1. Анимистическое мышление ребенок усваивает из культуры, у взрослых, а потому оно не является «детским» по происхождению.

2. Анимистическое мышление, усвоенное ребенком, с необходимостью должно сохраниться также у взрослого [53].

В ходе исследования М. Мид были сделаны следующие выводы: Анимистическое мышление имеет свое происхождение не в имманентных обстоятельствах развития психики ребенка, а в культуре… Детский анимизм представляет собой не спонтанное явление, а порождается языком, фольклором, песнями, способом обращения взрослых с детьми. Анимистические тенденции создаются мышлением не детей, а взрослых [35].

Лучше всего, как нам кажется, происхождение феномена субъективации объясняет точка зрения Г.Л. Ильина [14]. Он считает, что в плане онтогенеза общение является «исходной, или, во всяком случае первоначально доминирующей формой отношения ребенка к окружающей среде. Мать — это первая реальность, с которой взаимодействует любой индивид в начале своего психологического развития. Отношение человека к себе подобным, причем превосходящим его по возможностям и развитию, является первичным отношением человека к миру. Основная особенность этого отношения — наличие понимания со стороны другого человека. Без этого понимания развитие ребенка было бы невозможным, на нем как на необходимом условии строится все поведение ребенка — это демонстрация желаний, требование желаемого, эгоистическое стремление выразить себя, сообщить о себе, добиться внимания, это призыв к жалости, сочувствию, пристрастному отношению». [14, с. 115-116].

Исходя из этого, нуждается в уточнении господствующее долгое время положение, что и в филогенезе, и в онтогенезе генетически первой ступенью мышления может быть только наглядно-действенное мышление. Люди, придерживающиеся этого мнения, не учитывают того, что первоначальный мир человека практически исчерпывается ситуацией взаимодействия ребенка с матерью, что все формы взаимодействия с действительностью изначально опосредуются общением с другим субъектом. Для новорожденного ребенка удовлетворить любую потребность — значит выразить другому свою неудовлетворенность, фактически — попросить, потребовать помощи. Но на этом субъектная опосредованность взаимодействия с миром не заканчивается.

В книге Дж. Брунера [6] описываются традициональные культуры, в которых главной, оцениваемой стороной поведения человека является его общение с другими людьми, а практическое взаимодействие с материальным миром — лишь как еще одна из форм такого общения. У племени уолоф (Сенегал) движения маленького ребенка интерпретируются взрослыми не столько как направленные на достижение определенного эффекта в физическом мире, сколько как обращение ко взрослым. Взрослый уолоф часто обсуждает с ребенком отношения между людьми, но редко — естественные явления, начиная с двухлетнего возраста взрослые все больше подчиняют желания ребенка групповым целям.

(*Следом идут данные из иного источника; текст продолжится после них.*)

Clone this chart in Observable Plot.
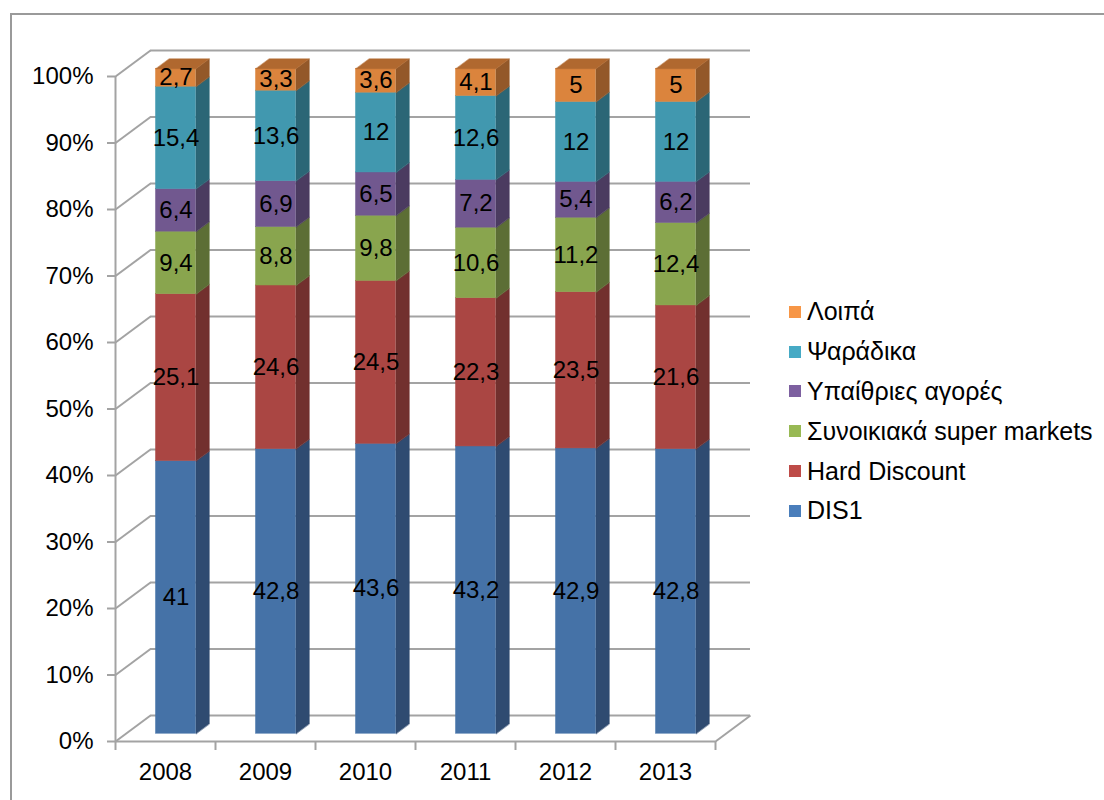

С точки зрения Брунера подобная «коллективистическая» направленность отличает традициональные культуры от современных западных культур, ориентированных на «индивидуализированность». На наш взгляд, дело здесь не в коренном отличии, а лишь в степени «коммуникатизированности» взаимоотношений человека с миром, явно свойственной и европейским культурам.

Таким образом, можно сделать вывод, что взаимодействие ребенка с миром изначально опосредовано если не социально, то коммуникативно, субъектно. При этом появляются основания не только для того, чтобы оценить в качестве чрезмерно упрощенной точку зрения на этот процесс Ж. Пиаже [42], который считал, что первоначальное развитие ребенка протекает в форме сугубо индивидуального взаимодействия с объективным миром, и лишь стадия формирования оперативных структур ознаменована вступлением ребенка в кооперативные отношения с такими же эгоцентричными сверстниками, в ходе которых они, стремясь установить взаимодействие, преодолевают эгоцентризм и формируют рефлексивные по своей природе интеллектуальные операции. Так же кажется не все объясняющей противоположная точка зрения Л.С. Выготского [8, 9], в соответствии с которой формирование высших психических функций из натуральных происходит путем их культурного опосредования в форме усвоения текстов в ходе общения ребенка со взрослым. По Выготскому мышление как высшая психическая функция представляет собой оперирование усвоенными словесными значениями по законам логики, также интериоризованным из синтаксиса речевых предложений.